### Prompt
The listing below must be repeated word for word, with its images excluded.

════

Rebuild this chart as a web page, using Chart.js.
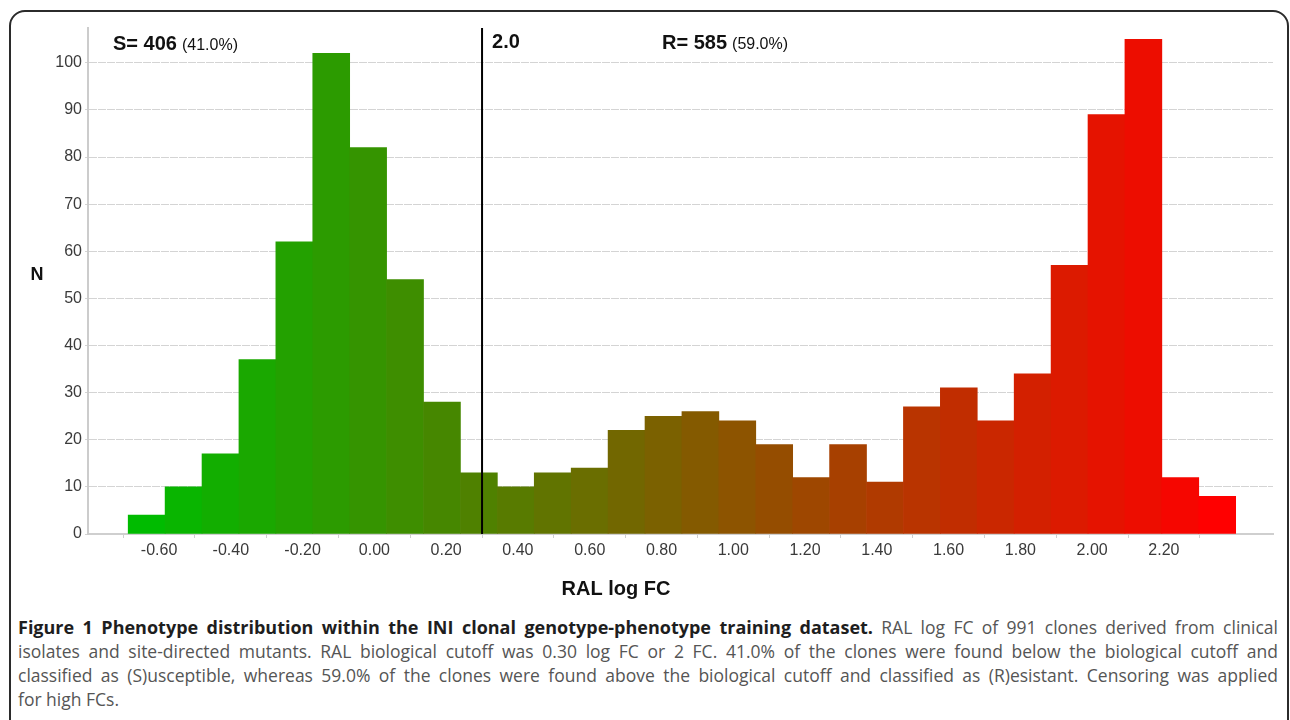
<!DOCTYPE html>
<html>
<head>
<meta charset="utf-8">
<title>Phenotype distribution – RAL log FC</title>
<script src="https://cdn.jsdelivr.net/npm/chart.js@4.4.1/dist/chart.umd.min.js"></script>
<style>
  html, body { margin: 0; padding: 0; background: #fff; width: 1290px; height: 720px; overflow: hidden; }
  #frame {
    position: absolute; left: 9px; top: 10px; width: 1280px; height: 800px;
    border: 2px solid #2b2b2b; border-radius: 16px; box-sizing: border-box;
  }
  #plot { position: absolute; left: 0; top: 0; width: 1290px; height: 600px; }
  #caption {
    position: absolute; left: 18px; top: 615px; width: 1260px;
    font-family: "Open Sans", sans-serif; font-size: 17.5px; color: #555;
  }
  #caption .ln { height: 24px; line-height: 24px; white-space: nowrap; text-align: justify; text-align-last: justify; }
  #caption .ln.last { text-align-last: left; }
  #caption b { color: #1e1e1e; font-weight: 700; font-size: 18px; }
</style>
</head>
<body>
<div id="frame"></div>
<div id="plot"><canvas id="chart" width="1290" height="600"></canvas></div>
<div id="caption">
  <div class="ln"><b>Figure 1 Phenotype distribution within the INI clonal genotype-phenotype training dataset.</b> RAL log FC of 991 clones derived from clinical</div>
  <div class="ln">isolates and site-directed mutants. RAL biological cutoff was 0.30 log FC or 2 FC. 41.0% of the clones were found below the biological cutoff and</div>
  <div class="ln">classified as (S)usceptible, whereas 59.0% of the clones were found above the biological cutoff and classified as (R)esistant. Censoring was applied</div>
  <div class="ln last">for high FCs.</div>
</div>
<script>
// Histogram of RAL log FC: 30 equal-width bins between the lowest value and the censoring limit
const binLow = -0.686;
const binHigh = 2.40;
const counts = [4, 10, 17, 37, 62, 102, 82, 54, 28, 13,
                10, 13, 14, 22, 25, 26, 24, 19, 12, 19,
                11, 27, 31, 24, 34, 57, 89, 105, 12, 8];

const xTickValues = [-0.6, -0.4, -0.2, 0, 0.2, 0.4, 0.6, 0.8, 1.0, 1.2, 1.4, 1.6, 1.8, 2.0, 2.2];
const yTickValues = [0, 10, 20, 30, 40, 50, 60, 70, 80, 90, 100];

// Biological cutoff: 2 FC = 0.30 log FC
const cutoffLogFC = 0.30;
const cutoffLabel = '2.0';
const susceptibleLabel = ['S= 406', '(41.0%)'];
const resistantLabel = ['R= 585', '(59.0%)'];
const yTitle = 'N';
const xTitle = 'RAL log FC';

const binWidth = (binHigh - binLow) / counts.length;
const binCenters = counts.map((_, i) => binLow + binWidth * (i + 0.5));

// bars shade from green (susceptible side) to red (resistant side)
const greenEnd = [0, 187, 0];
const redEnd = [255, 0, 0];
const barColors = counts.map((_, i) => {
  const t = i / (counts.length - 1);
  const c = greenEnd.map((g, k) => Math.round(g + (redEnd[k] - g) * t));
  return `rgb(${c[0]},${c[1]},${c[2]})`;
});

const tickFont = { family: '"Liberation Sans", Arial, sans-serif', size: 16 };
const tickColor = '#3a3a3a';

const annotations = {
  id: 'annotations',
  afterDatasetsDraw(chart) {
    const { ctx, chartArea, scales } = chart;
    const xCut = scales.x.getPixelForValue(cutoffLogFC);
    ctx.save();
    // cutoff line
    ctx.strokeStyle = '#000';
    ctx.lineWidth = 2;
    ctx.beginPath();
    ctx.moveTo(xCut, chartArea.top);
    ctx.lineTo(xCut, chartArea.bottom);
    ctx.stroke();

    ctx.fillStyle = '#111';
    ctx.textBaseline = 'alphabetic';
    ctx.textAlign = 'left';
    const bold = 'bold 20px "Liberation Sans", Arial, sans-serif';
    const plain = '16px "Liberation Sans", Arial, sans-serif';

    const pair = (parts, x, y) => {
      ctx.font = bold;
      ctx.fillText(parts[0], x, y);
      const w = ctx.measureText(parts[0]).width;
      ctx.font = plain;
      ctx.fillText(parts[1], x + w + 5, y);
    };
    pair(susceptibleLabel, 113, 50);
    pair(resistantLabel, 662, 49);

    ctx.font = bold;
    ctx.fillText(cutoffLabel, xCut + 10, 48);

    // axis titles
    ctx.textAlign = 'center';
    ctx.textBaseline = 'middle';
    ctx.font = 'bold 18px "Liberation Sans", Arial, sans-serif';
    ctx.fillText(yTitle, 37, 275);
    ctx.font = 'bold 20px "Liberation Sans", Arial, sans-serif';
    ctx.fillText(xTitle, 616, 589);
    ctx.restore();
  }
};

new Chart(document.getElementById('chart'), {
  type: 'bar',
  data: {
    datasets: [{
      data: binCenters.map((x, i) => ({ x, y: counts[i] })),
      backgroundColor: barColors,
      borderWidth: 0,
      barPercentage: 1,
      categoryPercentage: 1
    }]
  },
  options: {
    responsive: false,
    animation: false,
    events: [],
    layout: { padding: { top: 28, right: 17, left: 0, bottom: 0 } },
    plugins: { legend: { display: false }, tooltip: { enabled: false } },
    scales: {
      x: {
        type: 'linear',
        min: -0.798,
        max: 2.504,
        offset: false,
        grid: { display: true, drawOnChartArea: false, drawTicks: true, tickLength: 4, color: '#cfcfcf' },
        border: { display: true, color: '#cfcfcf', width: 2 },
        ticks: {
          font: tickFont, color: tickColor, padding: 3,
          autoSkip: false, maxRotation: 0, minRotation: 0,
          callback: v => Number(v).toFixed(2)
        },
        afterBuildTicks: s => { s.ticks = xTickValues.map(v => ({ value: v })); },
        afterFit: s => { s.height = 66; }
      },
      y: {
        type: 'linear',
        min: 0,
        max: 107.4,
        grid: { color: '#d4d4d4', lineWidth: 1, drawTicks: true, tickLength: 3 },
        border: { display: true, color: '#cccccc', width: 2, dash: [8, 1] },
        ticks: { font: tickFont, color: tickColor, padding: 3, callback: v => String(v) },
        afterBuildTicks: s => { s.ticks = yTickValues.map(v => ({ value: v })); },
        afterFit: s => { s.width = 88; }
      }
    }
  },
  plugins: [annotations]
});
</script>
</body>
</html>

════

### Exercise response
Rebuild this chart as a web page, using Chart.js.
<!DOCTYPE html>
<html>
<head>
<meta charset="utf-8">
<title>Phenotype distribution – RAL log FC</title>
<script src="https://cdn.jsdelivr.net/npm/chart.js@4.4.1/dist/chart.umd.min.js"></script>
<style>
  html, body { margin: 0; padding: 0; background: #fff; width: 1290px; height: 720px; overflow: hidden; }
  #frame {
    position: absolute; left: 9px; top: 10px; width: 1280px; height: 800px;
    border: 2px solid #2b2b2b; border-radius: 16px; box-sizing: border-box;
  }
  #plot { position: absolute; left: 0; top: 0; width: 1290px; height: 600px; }
  #caption {
    position: absolute; left: 18px; top: 615px; width: 1260px;
    font-family: "Open Sans", sans-serif; font-size: 17.5px; color: #555;
  }
  #caption .ln { height: 24px; line-height: 24px; white-space: nowrap; text-align: justify; text-align-last: justify; }
  #caption .ln.last { text-align-last: left; }
  #caption b { color: #1e1e1e; font-weight: 700; font-size: 18px; }
</style>
</head>
<body>
<div id="frame"></div>
<div id="plot"><canvas id="chart" width="1290" height="600"></canvas></div>
<div id="caption">
  <div class="ln"><b>Figure 1 Phenotype distribution within the INI clonal genotype-phenotype training dataset.</b> RAL log FC of 991 clones derived from clinical</div>
  <div class="ln">isolates and site-directed mutants. RAL biological cutoff was 0.30 log FC or 2 FC. 41.0% of the clones were found below the biological cutoff and</div>
  <div class="ln">classified as (S)usceptible, whereas 59.0% of the clones were found above the biological cutoff and classified as (R)esistant. Censoring was applied</div>
  <div class="ln last">for high FCs.</div>
</div>
<script>
// Histogram of RAL log FC: 30 equal-width bins between the lowest value and the censoring limit
const binLow = -0.686;
const binHigh = 2.40;
const counts = [4, 10, 17, 37, 62, 102, 82, 54, 28, 13,
                10, 13, 14, 22, 25, 26, 24, 19, 12, 19,
                11, 27, 31, 24, 34, 57, 89, 105, 12, 8];

const xTickValues = [-0.6, -0.4, -0.2, 0, 0.2, 0.4, 0.6, 0.8, 1.0, 1.2, 1.4, 1.6, 1.8, 2.0, 2.2];
const yTickValues = [0, 10, 20, 30, 40, 50, 60, 70, 80, 90, 100];

// Biological cutoff: 2 FC = 0.30 log FC
const cutoffLogFC = 0.30;
const cutoffLabel = '2.0';
const susceptibleLabel = ['S= 406', '(41.0%)'];
const resistantLabel = ['R= 585', '(59.0%)'];
const yTitle = 'N';
const xTitle = 'RAL log FC';

const binWidth = (binHigh - binLow) / counts.length;
const binCenters = counts.map((_, i) => binLow + binWidth * (i + 0.5));

// bars shade from green (susceptible side) to red (resistant side)
const greenEnd = [0, 187, 0];
const redEnd = [255, 0, 0];
const barColors = counts.map((_, i) => {
  const t = i / (counts.length - 1);
  const c = greenEnd.map((g, k) => Math.round(g + (redEnd[k] - g) * t));
  return `rgb(${c[0]},${c[1]},${c[2]})`;
});

const tickFont = { family: '"Liberation Sans", Arial, sans-serif', size: 16 };
const tickColor = '#3a3a3a';

const annotations = {
  id: 'annotations',
  afterDatasetsDraw(chart) {
    const { ctx, chartArea, scales } = chart;
    const xCut = scales.x.getPixelForValue(cutoffLogFC);
    ctx.save();
    // cutoff line
    ctx.strokeStyle = '#000';
    ctx.lineWidth = 2;
    ctx.beginPath();
    ctx.moveTo(xCut, chartArea.top);
    ctx.lineTo(xCut, chartArea.bottom);
    ctx.stroke();

    ctx.fillStyle = '#111';
    ctx.textBaseline = 'alphabetic';
    ctx.textAlign = 'left';
    const bold = 'bold 20px "Liberation Sans", Arial, sans-serif';
    const plain = '16px "Liberation Sans", Arial, sans-serif';

    const pair = (parts, x, y) => {
      ctx.font = bold;
      ctx.fillText(parts[0], x, y);
      const w = ctx.measureText(parts[0]).width;
      ctx.font = plain;
      ctx.fillText(parts[1], x + w + 5, y);
    };
    pair(susceptibleLabel, 113, 50);
    pair(resistantLabel, 662, 49);

    ctx.font = bold;
    ctx.fillText(cutoffLabel, xCut + 10, 48);

    // axis titles
    ctx.textAlign = 'center';
    ctx.textBaseline = 'middle';
    ctx.font = 'bold 18px "Liberation Sans", Arial, sans-serif';
    ctx.fillText(yTitle, 37, 275);
    ctx.font = 'bold 20px "Liberation Sans", Arial, sans-serif';
    ctx.fillText(xTitle, 616, 589);
    ctx.restore();
  }
};

new Chart(document.getElementById('chart'), {
  type: 'bar',
  data: {
    datasets: [{
      data: binCenters.map((x, i) => ({ x, y: counts[i] })),
      backgroundColor: barColors,
      borderWidth: 0,
      barPercentage: 1,
      categoryPercentage: 1
    }]
  },
  options: {
    responsive: false,
    animation: false,
    events: [],
    layout: { padding: { top: 28, right: 17, left: 0, bottom: 0 } },
    plugins: { legend: { display: false }, tooltip: { enabled: false } },
    scales: {
      x: {
        type: 'linear',
        min: -0.798,
        max: 2.504,
        offset: false,
        grid: { display: true, drawOnChartArea: false, drawTicks: true, tickLength: 4, color: '#cfcfcf' },
        border: { display: true, color: '#cfcfcf', width: 2 },
        ticks: {
          font: tickFont, color: tickColor, padding: 3,
          autoSkip: false, maxRotation: 0, minRotation: 0,
          callback: v => Number(v).toFixed(2)
        },
        afterBuildTicks: s => { s.ticks = xTickValues.map(v => ({ value: v })); },
        afterFit: s => { s.height = 66; }
      },
      y: {
        type: 'linear',
        min: 0,
        max: 107.4,
        grid: { color: '#d4d4d4', lineWidth: 1, drawTicks: true, tickLength: 3 },
        border: { display: true, color: '#cccccc', width: 2, dash: [8, 1] },
        ticks: { font: tickFont, color: tickColor, padding: 3, callback: v => String(v) },
        afterBuildTicks: s => { s.ticks = yTickValues.map(v => ({ value: v })); },
        afterFit: s => { s.width = 88; }
      }
    }
  },
  plugins: [annotations]
});
</script>
</body>
</html>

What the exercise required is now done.